Every parent wants their child to succeed and do well in life. To help steer a child towards or keep a child on what a parent considers to be the right path, a parent may offer an incentive to help a child out financially. For example a parent may agree to pay a college-bound son or daughter a monthly stipend provided that he or she maintains a certain GPA. These types of incentive or conditional arrangements are fairly common between parents and children. What happens, however, if a parent dies and is no longer able to provide the nudge in the right direction that a child may need to achieve his or her goals.

For parents who wish to leave money to a child, yet also want some control over when and if that money is distributed, an incentive trust may be a good option. As the name suggests, an incentive trust provides a beneficiary with financial payouts provided that he or she meet certain terms or conditions.

Incentive trusts are often established by parents who want to have some degree of influence or control over a child to ensure that he or she accomplishes certain goals. Additionally, this type of trust can also be used to deter a child from engaging in or pursuing certain behaviors, lifestyles or careers.

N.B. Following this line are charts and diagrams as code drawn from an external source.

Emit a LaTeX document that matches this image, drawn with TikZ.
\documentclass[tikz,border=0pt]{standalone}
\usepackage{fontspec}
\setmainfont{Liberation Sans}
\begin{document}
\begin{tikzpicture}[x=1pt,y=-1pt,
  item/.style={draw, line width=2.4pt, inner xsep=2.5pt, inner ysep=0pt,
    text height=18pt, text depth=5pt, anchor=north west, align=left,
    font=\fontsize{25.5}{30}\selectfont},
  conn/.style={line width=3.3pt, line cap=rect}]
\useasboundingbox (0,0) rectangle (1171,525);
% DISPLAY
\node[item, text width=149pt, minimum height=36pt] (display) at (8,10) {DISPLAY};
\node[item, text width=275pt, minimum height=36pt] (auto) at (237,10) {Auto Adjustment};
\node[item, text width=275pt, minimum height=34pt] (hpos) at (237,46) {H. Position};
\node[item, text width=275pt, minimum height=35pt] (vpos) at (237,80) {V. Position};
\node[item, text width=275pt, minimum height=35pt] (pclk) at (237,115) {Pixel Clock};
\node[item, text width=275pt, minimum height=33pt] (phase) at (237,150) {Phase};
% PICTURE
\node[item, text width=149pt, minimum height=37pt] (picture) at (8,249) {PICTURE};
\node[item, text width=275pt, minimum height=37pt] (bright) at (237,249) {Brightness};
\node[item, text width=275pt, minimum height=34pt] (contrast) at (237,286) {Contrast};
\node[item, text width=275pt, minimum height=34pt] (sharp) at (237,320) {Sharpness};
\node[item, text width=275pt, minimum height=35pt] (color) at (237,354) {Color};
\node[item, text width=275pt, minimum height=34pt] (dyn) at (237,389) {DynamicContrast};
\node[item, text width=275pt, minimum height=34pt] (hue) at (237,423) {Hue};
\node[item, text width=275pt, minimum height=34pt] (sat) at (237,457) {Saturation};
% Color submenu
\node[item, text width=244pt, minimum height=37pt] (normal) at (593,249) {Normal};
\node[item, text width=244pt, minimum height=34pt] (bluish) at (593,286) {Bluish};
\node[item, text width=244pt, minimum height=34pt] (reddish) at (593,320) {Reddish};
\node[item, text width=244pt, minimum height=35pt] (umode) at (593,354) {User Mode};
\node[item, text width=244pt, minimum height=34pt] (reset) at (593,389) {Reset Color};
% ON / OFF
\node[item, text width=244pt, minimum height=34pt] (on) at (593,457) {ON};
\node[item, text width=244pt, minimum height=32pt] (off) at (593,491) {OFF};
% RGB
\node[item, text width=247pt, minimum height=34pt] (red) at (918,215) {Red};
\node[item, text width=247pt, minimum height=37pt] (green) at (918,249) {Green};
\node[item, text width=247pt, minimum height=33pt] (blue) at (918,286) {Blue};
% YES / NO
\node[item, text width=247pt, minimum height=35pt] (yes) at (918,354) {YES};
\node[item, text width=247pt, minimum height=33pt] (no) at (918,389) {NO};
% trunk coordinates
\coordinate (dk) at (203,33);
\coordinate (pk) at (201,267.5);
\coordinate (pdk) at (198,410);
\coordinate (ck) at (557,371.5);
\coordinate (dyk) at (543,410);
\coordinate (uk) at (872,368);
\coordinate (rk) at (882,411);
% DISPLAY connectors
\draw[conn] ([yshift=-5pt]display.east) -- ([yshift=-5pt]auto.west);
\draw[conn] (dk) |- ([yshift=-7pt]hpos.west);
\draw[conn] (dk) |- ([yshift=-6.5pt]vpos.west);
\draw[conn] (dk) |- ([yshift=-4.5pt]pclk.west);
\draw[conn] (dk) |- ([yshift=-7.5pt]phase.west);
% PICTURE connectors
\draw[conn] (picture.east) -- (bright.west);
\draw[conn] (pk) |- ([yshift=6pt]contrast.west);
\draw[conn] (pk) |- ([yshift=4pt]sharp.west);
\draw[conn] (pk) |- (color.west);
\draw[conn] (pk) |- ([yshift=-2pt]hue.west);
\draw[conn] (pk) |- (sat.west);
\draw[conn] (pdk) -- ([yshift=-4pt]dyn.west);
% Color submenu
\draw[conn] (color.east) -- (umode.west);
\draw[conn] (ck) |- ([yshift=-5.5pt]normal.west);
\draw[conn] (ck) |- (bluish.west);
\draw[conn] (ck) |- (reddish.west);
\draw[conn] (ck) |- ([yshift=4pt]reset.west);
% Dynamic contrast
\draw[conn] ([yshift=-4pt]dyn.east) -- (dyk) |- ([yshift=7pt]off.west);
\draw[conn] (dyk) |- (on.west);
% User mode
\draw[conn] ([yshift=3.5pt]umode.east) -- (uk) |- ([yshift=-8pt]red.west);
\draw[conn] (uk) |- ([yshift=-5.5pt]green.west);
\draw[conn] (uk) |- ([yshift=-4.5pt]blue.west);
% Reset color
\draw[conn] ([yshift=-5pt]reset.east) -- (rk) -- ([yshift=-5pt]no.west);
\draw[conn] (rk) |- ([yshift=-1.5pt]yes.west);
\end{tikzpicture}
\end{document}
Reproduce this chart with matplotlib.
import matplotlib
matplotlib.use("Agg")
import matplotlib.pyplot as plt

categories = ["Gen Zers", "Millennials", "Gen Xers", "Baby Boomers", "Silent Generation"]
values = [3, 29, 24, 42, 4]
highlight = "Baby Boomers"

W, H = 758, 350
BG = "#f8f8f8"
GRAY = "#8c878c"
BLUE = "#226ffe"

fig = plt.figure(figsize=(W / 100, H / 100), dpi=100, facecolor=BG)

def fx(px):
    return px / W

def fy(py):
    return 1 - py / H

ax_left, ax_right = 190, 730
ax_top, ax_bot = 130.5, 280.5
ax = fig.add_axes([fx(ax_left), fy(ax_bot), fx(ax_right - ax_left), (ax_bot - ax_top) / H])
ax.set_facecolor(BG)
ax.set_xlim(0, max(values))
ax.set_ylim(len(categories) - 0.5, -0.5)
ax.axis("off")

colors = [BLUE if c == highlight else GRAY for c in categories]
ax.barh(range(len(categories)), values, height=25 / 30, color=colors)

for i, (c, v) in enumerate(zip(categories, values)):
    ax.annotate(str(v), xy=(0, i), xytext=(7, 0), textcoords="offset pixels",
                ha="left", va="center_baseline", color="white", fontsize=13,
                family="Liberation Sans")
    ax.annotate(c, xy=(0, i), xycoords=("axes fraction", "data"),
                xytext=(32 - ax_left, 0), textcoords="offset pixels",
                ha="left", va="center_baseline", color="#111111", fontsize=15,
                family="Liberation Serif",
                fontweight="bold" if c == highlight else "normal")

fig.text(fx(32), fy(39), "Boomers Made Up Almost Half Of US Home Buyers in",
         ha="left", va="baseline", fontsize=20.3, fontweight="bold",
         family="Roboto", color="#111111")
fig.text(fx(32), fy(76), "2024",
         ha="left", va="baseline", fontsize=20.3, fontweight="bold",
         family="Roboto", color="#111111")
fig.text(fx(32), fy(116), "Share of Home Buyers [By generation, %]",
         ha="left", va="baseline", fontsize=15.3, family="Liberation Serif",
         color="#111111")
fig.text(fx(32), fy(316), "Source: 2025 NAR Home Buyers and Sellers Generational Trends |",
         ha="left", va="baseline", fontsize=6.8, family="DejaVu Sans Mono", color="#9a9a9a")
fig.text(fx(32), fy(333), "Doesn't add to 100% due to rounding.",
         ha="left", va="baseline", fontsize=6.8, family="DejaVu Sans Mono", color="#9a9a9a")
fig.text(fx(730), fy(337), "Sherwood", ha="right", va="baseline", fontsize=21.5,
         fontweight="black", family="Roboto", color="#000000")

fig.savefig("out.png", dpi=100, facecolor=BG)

For example, a parent may fund an incentive trust which provides a provision stating that the trust’s funds will pay out double a child’s annual salary if he or she becomes a teacher or works for a nonprofit. The same type of trust can also be established to discourage a child from using drugs or not working and choosing instead to live off of the trust’s funds.

Whatever the circumstances, parents who wish to establish an incentive trust are advised to seek the advice and assistance of an attorney. If not careful, the actions of well-meaning parents could end up having a negative influence over and impact on a child’s life for decades to come.